Video games are more advanced, beautiful, and arguably overall better than they were 5 or 10 years ago. Still, this progress didn't come without a price; and one could argue, it was a significant one.
In recent years, most big video game developers started offering players opportunities to get additional content or made the game easier by paying extra money on top of the one they already gave for purchasing the game. This led to a system of loot boxes and microtransactions, which became so aggressive lately that it gets pretty hard to ignore it. But, if US Senator Josh Hawley ends up getting it his way, we might not have to put up with this any longer.
Hawley recently proposed a bill that might ban loot boxes and microtransactions in video games in the United States. Although his bill would affect only video games targeted to minors, this might end up making a huge impact on the entire industry.

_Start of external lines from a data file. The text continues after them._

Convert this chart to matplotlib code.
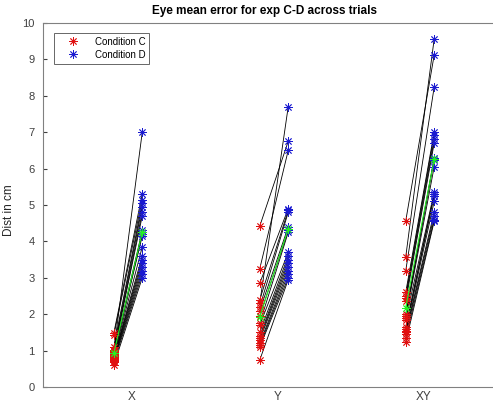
import matplotlib
matplotlib.use("Agg")
import matplotlib.pyplot as plt
import numpy as np

plt.rcParams['font.family'] = ['Liberation Sans', 'DejaVu Sans']

categories = ["X", "Y", "XY"]

# per-subject distances (cm), paired by index: condition C -> condition D
x_cond_c = [1.00, 1.48, 1.42, 1.10, 1.02, 0.98, 0.95, 0.92, 0.90, 0.88,
            0.85, 0.82, 0.80, 0.78, 0.75, 0.72, 0.68, 0.60]
x_cond_d = [7.00, 5.30, 5.15, 5.05, 4.95, 4.80, 4.70, 4.30, 4.20, 4.15,
            3.85, 3.60, 3.50, 3.40, 3.30, 3.20, 3.10, 3.00]

y_cond_c = [4.42, 3.25, 2.30, 2.85, 2.40, 2.20, 2.10, 1.95, 1.75, 1.70,
            1.50, 1.40, 1.35, 1.30, 1.20, 1.15, 1.10, 0.74]
y_cond_d = [6.75, 6.50, 7.70, 4.90, 4.85, 4.80, 4.40, 4.30, 4.25, 3.70,
            3.60, 3.50, 3.40, 3.30, 3.20, 3.10, 3.00, 2.95]

xy_cond_c = [3.57, 4.56, 3.19, 2.60, 2.50, 2.45, 2.35, 2.00, 1.95, 1.90,
             1.85, 1.65, 1.60, 1.55, 1.50, 1.45, 1.35, 1.23]
xy_cond_d = [9.56, 9.12, 8.24, 7.00, 6.92, 6.80, 6.70, 6.30, 6.25, 6.05,
             5.35, 5.30, 5.25, 5.10, 4.80, 4.70, 4.60, 4.55]

cond_c = [x_cond_c, y_cond_c, xy_cond_c]
cond_d = [x_cond_d, y_cond_d, xy_cond_d]

# asterisk marker: eight arms (plus and cross combined)
AST = (8, 2, 0)
mk = dict(marker=AST, markersize=6, markeredgewidth=0.6, linestyle='none')

fig = plt.figure(figsize=(4.93, 4.03), dpi=100)
W, H = 493, 403
ax = fig.add_axes([43 / W, 16 / H, 470 / W, 364 / H])

off_c, off_d = -0.125, 0.07
for i, (c, d) in enumerate(zip(cond_c, cond_d)):
    pos = i + 1
    xc, xd = pos + off_c, pos + off_d
    for vc, vd in zip(c, d):
        ax.plot([xc, xd], [vc, vd], color='black', lw=0.6, zorder=2)
    ax.plot([xc] * len(c), c, color='#e01010', markeredgecolor='#e01010',
            zorder=3, **mk)
    ax.plot([xd] * len(d), d, color='#1a1ad0', markeredgecolor='#1a1ad0',
            zorder=3, **mk)
    mc, md = np.mean(c), np.mean(d)
    ax.plot([xc, xd], [mc, md], color='#22ee22', lw=0.8, zorder=4)
    ax.plot([xc, xd], [mc, md], color='#22ee22', markeredgecolor='#22ee22',
            zorder=4, **mk)

ax.set_xlim(0.39, 3.61)
ax.set_ylim(0, 10)
ax.set_xticks([1, 2, 3])
ax.set_xticklabels(categories)
ax.set_yticks(range(0, 11))
ax.tick_params(axis='y', direction='in', length=3, colors='#404040',
               labelsize=8, pad=6)
ax.tick_params(axis='x', length=0, colors='#404040', labelsize=8.5, pad=3)
for s in ax.spines.values():
    s.set_color('#808080')
    s.set_linewidth(0.8)

ax.set_ylabel("Dist in cm", fontsize=8.5, color='#262626')
ax.yaxis.set_label_coords(-(43 - 15) / 470, (387 - 210) / 364)
fig.text(265 / W, 1 - 11 / H, "Eye mean error for exp C-D across trials",
         ha='center', va='center', fontsize=8.5, fontweight='bold')

h1, = ax.plot([], [], color='#e01010', markeredgecolor='#e01010', **mk)
h2, = ax.plot([], [], color='#1a1ad0', markeredgecolor='#1a1ad0', **mk)
leg = ax.legend([h1, h2], ["Condition C", "Condition D"], loc='upper left',
                bbox_to_anchor=(11 / 470, 1 - 10 / 364), borderaxespad=0,
                fontsize=7, frameon=True, fancybox=False, borderpad=0.4,
                handletextpad=0.6, labelspacing=0.3, handlelength=3.2)
leg.get_frame().set_edgecolor('#404040')
leg.get_frame().set_linewidth(0.7)

fig.savefig("out.png", dpi=100)
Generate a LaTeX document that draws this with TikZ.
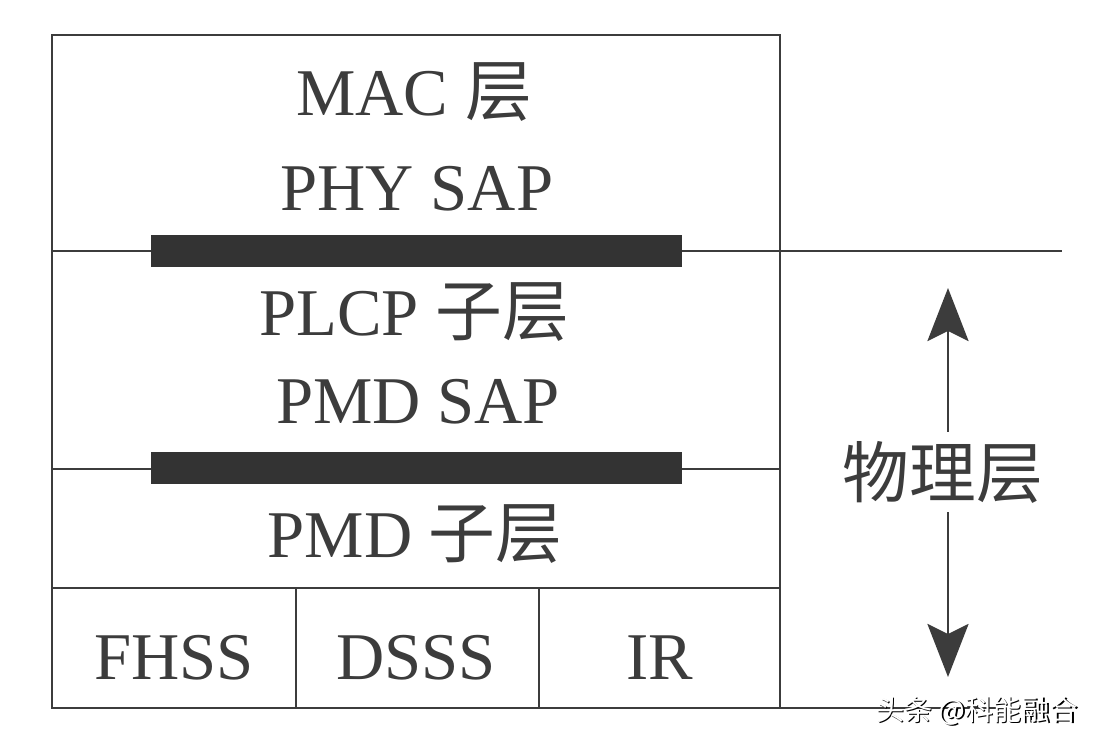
\documentclass[tikz,border=0pt]{standalone}
\usepackage{fontspec}
\setmainfont{Liberation Serif}
\newfontfamily\cjk{Noto Sans CJK SC}
\usetikzlibrary{arrows.meta,calc,positioning}
\definecolor{ink}{HTML}{3C3C3C}
\definecolor{barink}{HTML}{333333}
\tikzset{
  layer/.style={text=ink,font=\fontsize{38}{44}\selectfont,inner sep=0pt,anchor=base},
  rule/.style={draw=ink,line width=1.7pt},
  sapbar/.style={fill=barink},
  updown/.style={rule,-{Stealth[length=1.06cm,width=0.82cm,inset=0.2cm]}},
}

\begin{document}
\begin{tikzpicture}[x=0.02cm,y=-0.02cm]
        \useasboundingbox[fill=white] (0,0) rectangle (1100,744);

        % Outer stack
        \draw[rule] (52,35) coordinate (tl) rectangle (780,708) coordinate (br);
        \draw[rule] (52,251) coordinate (phyL) -- (1062,251) coordinate (phyR);
        \draw[rule] (52,469) coordinate (pmdL) -- (780,469) coordinate (pmdR);
        \draw[rule] (52,588) coordinate (rowL) -- (780,588) coordinate (rowR);
        \draw[rule] (780,708) -- (1000,708) coordinate (baseR);

        % Bottom row
        \draw[rule] (296,588) -- (296,708);
        \draw[rule] (539,588) -- (539,708);

        % SAP bars
        \fill[sapbar] (151,235) rectangle (682,267);
        \fill[sapbar] (151,452) rectangle (682,484);

        % Layer names
        \node[layer] (mac) at (414,115) {MAC {\cjk 层}};
        \node[layer] (physap) at (417,210) {PHY SAP};
        \node[layer] (plcp) at (414,335) {PLCP {\cjk 子层}};
        \node[layer] (pmdsap) at (418,423) {PMD SAP};
        \node[layer] (pmd) at (415,557) {PMD {\cjk 子层}};
        \node[layer] (fhss) at (174,679) {FHSS};
        \node[layer] (dsss) at (416,679) {DSSS};
        \node[layer] (ir) at (660,679) {IR};

        % Physical layer span
        \coordinate (phytop) at (948,288);
        \coordinate (phybot) at (948,677);
        \node[text=ink,font=\cjk\fontsize{38}{44}\selectfont,inner sep=5pt] (phy) at (943,472) {物理层};
        \draw[updown] (phy.north -| phytop) -- (phytop);
        \draw[updown] (phy.south -| phybot) -- (phybot);

        % Watermark
        \node[font=\cjk\fontsize{16}{18}\selectfont,text=black] at (978.5,712.5) {头条 @科能融合};
        \node[font=\cjk\fontsize{16}{18}\selectfont,text=white] (mark) at (977,711) {头条 @科能融合};
\end{tikzpicture}
\end{document}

"Social media and video games prey on user addiction, siphoning our kids' attention from the real world and extracting profits from fostering compulsive habits," – said Senator Hawley in a statement. "No matter this business model's advantages to the tech industry, one thing is clear: there is no excuse for exploiting children through such practices. When a game is designed for kids, game developers shouldn't be allowed to monetize addiction. Game developers who knowingly exploit children should face legal consequences."
While Hawley's bill is far from being close to reality, since it first needs to get an approval in the Senate and then be passed in House of Representatives, it is still encouraging to see someone fighting against this alarming practice.